Fresh chives can make just about anything taste better. Growing your own is fairly easy but why not try companion planting to gain even greater yields?

Growing Chive

(tips on growing chive in your garden)

Chive Flower & Butterfly

Chive Flower & Butterfly

Chive offers a uniquely fresh and mild onion taste to many of our favorite dishes. Sprinkled on top of a baked potato or scrambled eggs are two of our favorites.

If you plan on growing them in your herb garden, you might want to first check out our guide on growing chives and our companion planting guide. But first, be sure to check out the rest of this page which shares information on chive companion planting.

Chive Companion Planting

Adding chive to your garden where you grow parsley, broccoli, cabbage, eggplant, kohlrabi, mustard, peppers, potatoes, rhubarb, roses, squash, strawberries or tomatoes will help those plants. Companion planting chive with carrots will improve both the growth and flavor of your carrots. Grapes benefit from chive’s ability to repel aphids.

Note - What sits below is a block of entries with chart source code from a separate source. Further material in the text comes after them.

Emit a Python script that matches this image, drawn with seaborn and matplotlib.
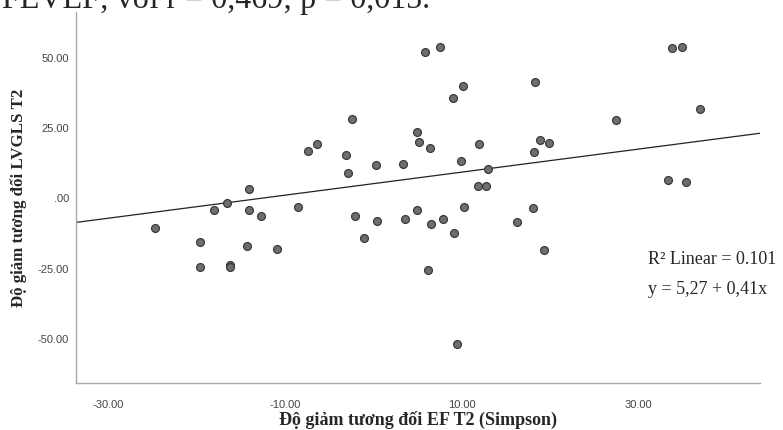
import matplotlib
matplotlib.use("Agg")
import matplotlib.pyplot as plt
import pandas as pd
import seaborn as sns

# relative reduction of EF (Simpson) vs relative reduction of LVGLS, T2
ef_t2 = [
    -2.47, -7.42, -6.36, -3.11, -2.93, 0.25, -14.07, -16.6, -18.1, -14.07,
    -12.8, -8.58, -24.7, -2.13, 0.43, -1.04, -19.65, -14.36, -10.93, -19.65,
    -16.2, -16.2,
    5.83, 7.5, 33.8, 34.9, 18.3, 10.1, 9.0, 37.0, 27.5, 4.93,
    5.15, 6.43, 11.95, 18.86, 19.84, 18.2, 3.38, 9.94, 13.0, 11.8,
    12.74, 33.3, 35.4, 3.53, 4.89, 6.55, 7.9, 10.28, 9.15, 16.2,
    18.06, 19.27, 6.2, 9.46,
]
lvgls_t2 = [
    28.3, 16.8, 19.4, 15.6, 9.2, 11.9, 3.5, -1.5, -4.3, -4.0,
    -6.2, -2.9, -10.4, -6.2, -7.9, -14.2, -15.7, -17.0, -17.9, -24.3,
    -23.6, -24.3,
    52.1, 53.8, 53.6, 54.0, 41.5, 39.9, 35.9, 31.9, 27.9, 23.8,
    20.1, 18.0, 19.4, 20.8, 19.7, 16.5, 12.4, 13.2, 10.4, 4.6,
    4.6, 6.6, 5.9, -7.3, -4.3, -9.0, -7.3, -3.1, -12.2, -8.4,
    -3.4, -18.2, -25.4, -51.8,
]

intercept = 5.27
slope = 0.41
r2_text = "R² Linear = 0.101"
eq_text = "y = 5,27 + 0,41x"

x_ticks = [-30, -10, 10, 30]
x_ticklabels = ["-30.00", "-10.00", "10.00", "30.00"]
y_ticks = [-50, -25, 0, 25, 50]
y_ticklabels = ["-50.00", "-25.00", ".00", "25.00", "50.00"]

df = pd.DataFrame({"ef": ef_t2, "lvgls": lvgls_t2})

sns.set_theme(style="white")
plt.rcParams["font.family"] = ["Liberation Serif", "DejaVu Serif"]

fig = plt.figure(figsize=(7.83, 4.30), dpi=100)
ax = fig.add_axes([0.097, 0.109, 0.874, 0.863])

sns.scatterplot(data=df, x="ef", y="lvgls", ax=ax, s=32,
                color="#6e6e6e", edgecolor="#3a3a3a", linewidth=0.9, zorder=3)
ax.axline((0, intercept), slope=slope, color="#222222", linewidth=0.9, zorder=2)

ax.set_xlim(-33.7, 43.8)
ax.set_ylim(-65.8, 66.4)

ax.set_xticks(x_ticks)
ax.set_xticklabels(x_ticklabels, family=["Liberation Sans", "DejaVu Sans"],
                   fontsize=8, color="#444444")
ax.set_yticks(y_ticks)
ax.set_yticklabels(y_ticklabels, family=["Liberation Sans", "DejaVu Sans"],
                   fontsize=8, color="#444444")
ax.tick_params(axis="x", length=0, pad=12)
ax.tick_params(axis="y", length=0, pad=5)

for side in ["top", "right"]:
    ax.spines[side].set_visible(False)
for side in ["left", "bottom"]:
    ax.spines[side].set_color("#a8a8a8")
    ax.spines[side].set_linewidth(1.0)

ax.set_xlabel("Độ giảm tương đối EF T2 (Simpson)", fontsize=13,
              fontweight="bold", labelpad=1)
ax.set_ylabel("Độ giảm tương đối LVGLS T2", fontsize=12.2,
              fontweight="bold", labelpad=8)

ax.text(0.836, 0.334, r2_text, transform=ax.transAxes, fontsize=13,
        va="center", ha="left")
ax.text(0.836, 0.251, eq_text, transform=ax.transAxes, fontsize=13,
        va="center", ha="left")

# remnant of the document line above the chart
fig.text(430 / 783, 1 - 8 / 430, "FEVEF; với r = 0,469; p = 0,015.",
         fontsize=23, ha="right", va="baseline")

fig.savefig("out.png", dpi=100)
plt.close(fig)
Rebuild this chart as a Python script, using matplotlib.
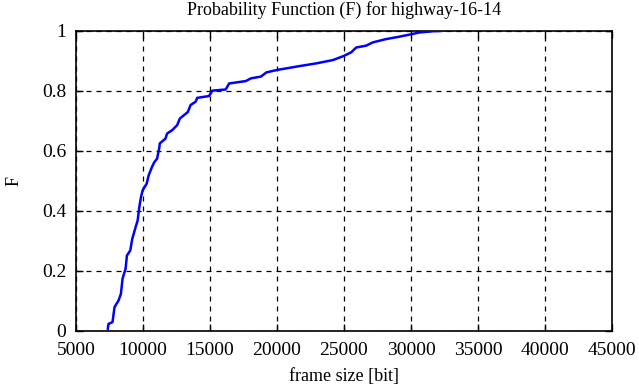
import matplotlib
matplotlib.use("Agg")
import matplotlib.pyplot as plt

frame_size = [7375, 7425, 7725, 7875, 8175, 8350, 8475, 8700, 8800, 9050, 9200, 9450,
              9600, 9725, 9850, 9975, 10275, 10425, 10675, 10850, 11050, 11225, 11250,
              11675, 11800, 12175, 12550, 12750, 13050, 13350, 13550, 13925, 14050,
              14925, 15175, 16175, 16425, 17675, 18050, 18800, 19215, 20000, 21690,
              22930, 24170, 25000, 25540, 25910, 26650, 27150, 28140, 29130, 30000,
              30620, 31610, 32600]
prob_F = [0.006, 0.022, 0.028, 0.078, 0.100, 0.122, 0.173, 0.206, 0.250, 0.267, 0.306,
          0.345, 0.367, 0.412, 0.445, 0.468, 0.490, 0.518, 0.546, 0.562, 0.573, 0.612,
          0.624, 0.640, 0.657, 0.668, 0.685, 0.707, 0.718, 0.729, 0.752, 0.763, 0.776,
          0.782, 0.800, 0.804, 0.824, 0.832, 0.841, 0.847, 0.861, 0.869, 0.882, 0.891,
          0.902, 0.916, 0.928, 0.944, 0.950, 0.961, 0.972, 0.980, 0.988, 0.994, 0.998,
          1.000]
x_ticks = [5000, 10000, 15000, 20000, 25000, 30000, 35000, 40000, 45000]
y_ticks = [0, 0.2, 0.4, 0.6, 0.8, 1]
y_tick_labels = ["0", "0.2", "0.4", "0.6", "0.8", "1"]

plt.rcParams['font.family'] = ['Liberation Serif', 'DejaVu Serif']
fs_tick = 14
fs_lab = 13

fig = plt.figure(figsize=(6.39, 3.87), dpi=100)
ax = fig.add_axes([76/639, 1 - 330.5/387, (612-76)/639, (330.5-30.7)/387])

ax.plot(frame_size, prob_F, color='#0000ff', lw=1.8, zorder=3)

ax.set_xlim(5000, 45000)
ax.set_ylim(0, 1)
ax.set_xticks(x_ticks)
ax.set_xticklabels([str(v) for v in x_ticks], fontsize=fs_tick)
ax.set_yticks(y_ticks)
ax.set_yticklabels(y_tick_labels, fontsize=fs_tick)
ax.tick_params(direction='in', length=5, width=1, top=True, right=True)
ax.tick_params(axis='x', pad=8)
ax.tick_params(axis='y', pad=7)
ax.grid(True, color='black', linestyle=(0, (4, 4)), linewidth=0.9)
for s in ax.spines.values():
    s.set_linewidth(1.2)

ax.set_title("Probability Function (F) for highway-16-14", fontsize=fs_lab, pad=11)
ax.set_xlabel("frame size [bit]", fontsize=fs_lab, labelpad=7)
ax.set_ylabel("F", fontsize=fs_lab, labelpad=14)

fig.savefig("out.png", dpi=100)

Beets and carrots are good companion plants for chives. When chives are planted near carrots that have been allowed to bloom, it confuses both onion and carrot flies. Wild carrot or Queen Anne’s Lace will provide a lovely addition to your garden and provide the same benefits.

Chive companion planting asparagus, beans, peas and spinach is not recommended.

Companion Planting Chives as Disease Control

Chives will help prevent both apple scab disease and black spot on your roses but the plants may need to be several years old before becoming effective.

Chive tea, made from boiling chopped chives in water, can be used to help combat downy and powdery mildew on cucumbers and gooseberries.

Chive & Insects

Chive is believed to repel a number of harmful insects including aphids, beetles, cabbage worms, Japanese beetles and slugs.